I was standing in my booth in New York. She was reading a longer piece I had written on the wall. (I think it was “Let it be me.”) She had tears in her eyes and turned to me. “Why aren’t you famous?” she asked. Before I could respond she said, “Wait, are you famous?” I smiled and said, “Well, my mom thinks I’m pretty special.” She laughed and placed a large order for her New York gallery.


Why do we do things? I guess we have to ask ourselves that every day. Am I doing this so I can be noticed? So I can take the selfie? When we travel, we always marvel at the people in wondrous places taking pictures of themselves. Ignoring the Eiffel Tower, but showing what dress they wore in front of it. Or at a restaurant. Is it more important to take a picture of the food to prove you were there, or to really enjoy the food, to savor it? When we give gifts — are we looking for the thank you, or simply trying to give pleasure to the other person?
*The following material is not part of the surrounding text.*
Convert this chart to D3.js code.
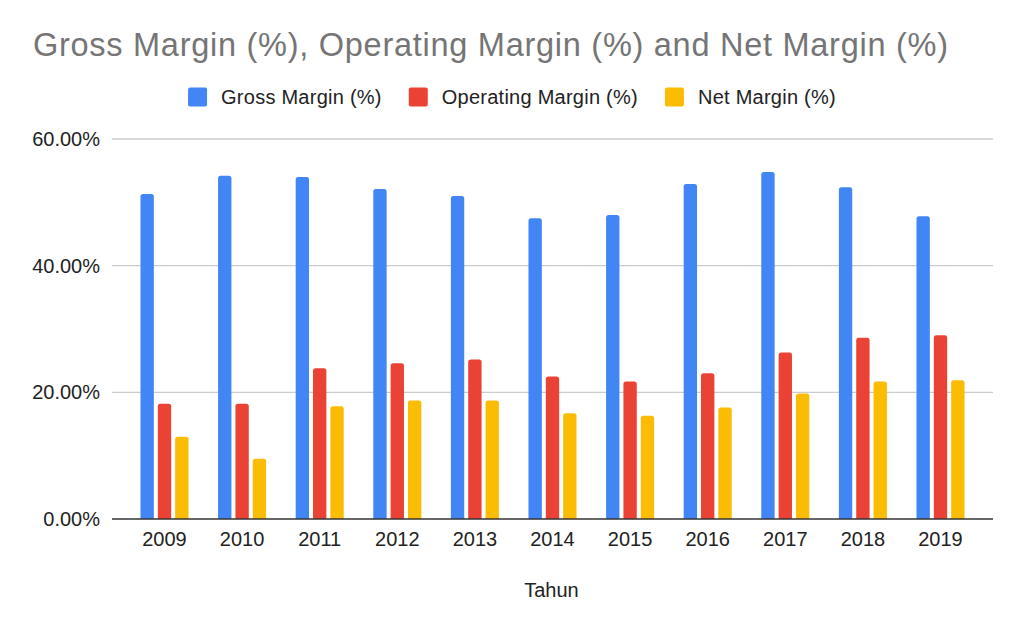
<!DOCTYPE html>
<html>
<head>
<meta charset="utf-8">
<script src="https://cdn.jsdelivr.net/npm/d3@7"></script>
<style>
  html, body { margin: 0; padding: 0; background: #fff; }
  svg { display: block; font-family: "Liberation Sans", Arial, sans-serif; }
</style>
</head>
<body>
<svg id="chart" width="1024" height="633"></svg>
<script>
const years = ["2009","2010","2011","2012","2013","2014","2015","2016","2017","2018","2019"];
const seriesNames = ["Gross Margin (%)", "Operating Margin (%)", "Net Margin (%)"];
const grossMargin = [51.3, 54.2, 54.0, 52.1, 51.0, 47.5, 48.0, 52.9, 54.8, 52.4, 47.8];
const operatingMargin = [18.2, 18.2, 23.8, 24.6, 25.2, 22.5, 21.7, 23.0, 26.3, 28.6, 29.0];
const netMargin = [13.0, 9.5, 17.8, 18.7, 18.7, 16.7, 16.3, 17.6, 19.8, 21.7, 21.9];
const yTicks = [0, 20, 40, 60];
const colors = ["#4285F4", "#EA4335", "#FBBC04"];
const titleText = "Gross Margin (%), Operating Margin (%) and Net Margin (%)";
const xAxisTitle = "Tahun";

const seriesValues = [grossMargin, operatingMargin, netMargin];
const svg = d3.select("#chart");
const W = 1024;

const plot = { left: 112, right: 993, top: 139, bottom: 519 };

const x0 = d3.scaleBand().domain(years).range([plot.left, plot.right])
  .paddingInner(0.381).paddingOuter(0.367);
const x1 = d3.scaleBand().domain(d3.range(3)).range([0, x0.bandwidth()])
  .paddingInner(0.23).paddingOuter(0);
const y = d3.scaleLinear().domain([0, 60]).range([plot.bottom, plot.top]);

// Title
svg.append("text")
  .attr("x", 33).attr("y", 56)
  .attr("font-size", 32.5)
  .attr("fill", "#757575")
  .attr("textLength", 915)
  .attr("lengthAdjust", "spacing")
  .text(titleText);

// Gridlines
svg.append("g").selectAll("line")
  .data(yTicks.filter(d => d !== 0))
  .join("line")
  .attr("x1", plot.left).attr("x2", plot.right)
  .attr("y1", d => y(d)).attr("y2", d => y(d))
  .attr("stroke", "#cccccc").attr("stroke-width", 1.3);

// Y labels
svg.append("g").selectAll("text")
  .data(yTicks)
  .join("text")
  .attr("x", 100).attr("y", d => y(d))
  .attr("dy", "0.35em")
  .attr("text-anchor", "end")
  .attr("font-size", 20)
  .attr("fill", "#222")
  .text(d => d3.format(".2f")(d) + "%");

// Bars with rounded top corners
function barPath(xp, w, yTop, yBase, r) {
  const h = yBase - yTop;
  r = Math.min(r, w / 2, h);
  return `M${xp},${yBase}V${yTop + r}Q${xp},${yTop} ${xp + r},${yTop}H${xp + w - r}Q${xp + w},${yTop} ${xp + w},${yTop + r}V${yBase}Z`;
}

const groups = svg.append("g").selectAll("g")
  .data(years)
  .join("g")
  .attr("transform", d => `translate(${x0(d)},0)`);

groups.selectAll("path")
  .data((d, i) => seriesValues.map((vals, s) => ({ s, v: vals[i] })))
  .join("path")
  .attr("fill", d => colors[d.s])
  .attr("d", d => barPath(x1(d.s), x1.bandwidth(), y(d.v), y(0), 2.5));

// Baseline
svg.append("line")
  .attr("x1", plot.left).attr("x2", plot.right)
  .attr("y1", y(0)).attr("y2", y(0))
  .attr("stroke", "#333").attr("stroke-width", 1.5);

// X labels
svg.append("g").selectAll("text")
  .data(years)
  .join("text")
  .attr("x", d => x0(d) + x0.bandwidth() / 2)
  .attr("y", 546)
  .attr("text-anchor", "middle")
  .attr("font-size", 20)
  .attr("fill", "#222")
  .text(d => d);

// X axis title
svg.append("text")
  .attr("x", (plot.left + plot.right) / 2 - 1)
  .attr("y", 597)
  .attr("text-anchor", "middle")
  .attr("font-size", 20)
  .attr("fill", "#222")
  .text(xAxisTitle);

// Legend
const legend = svg.append("g");
const sq = 19, gapText = 14, gapItem = 27;
const items = legend.selectAll("g").data(seriesNames).join("g");
items.append("rect")
  .attr("width", sq).attr("height", sq).attr("rx", 2)
  .attr("y", 87.5)
  .attr("fill", (d, i) => colors[i]);
items.append("text")
  .attr("x", sq + gapText).attr("y", 97)
  .attr("dy", "0.35em")
  .attr("font-size", 20)
  .attr("letter-spacing", 0.25)
  .attr("fill", "#222")
  .text(d => d);
let widths = [];
items.each(function() {
  widths.push(sq + gapText + d3.select(this).select("text").node().getComputedTextLength());
});
const total = d3.sum(widths) + gapItem * (widths.length - 1);
let cx = W / 2 - total / 2;
items.attr("transform", (d, i) => {
  const t = `translate(${cx},0)`;
  cx += widths[i] + gapItem;
  return t;
});
</script>
</body>
</html>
There are so many things that I paint in sketchbooks. write down in notepads. Things that no one will ever see, but I still do them. I do them for the pleasure of creation. To work on my craft. To, with any luck, become better. Sketches that won’t make me famous, but will fill my heart.


I want to be a better artist, but also a better human — work on my intent. Focus on the content, and not the “likes.” The goal, the reward, is not be famous, but to be seen. If we saw each other…If you saw, not just my face, but all that I have faced, and if I did that for you… Wow! That could live on forever!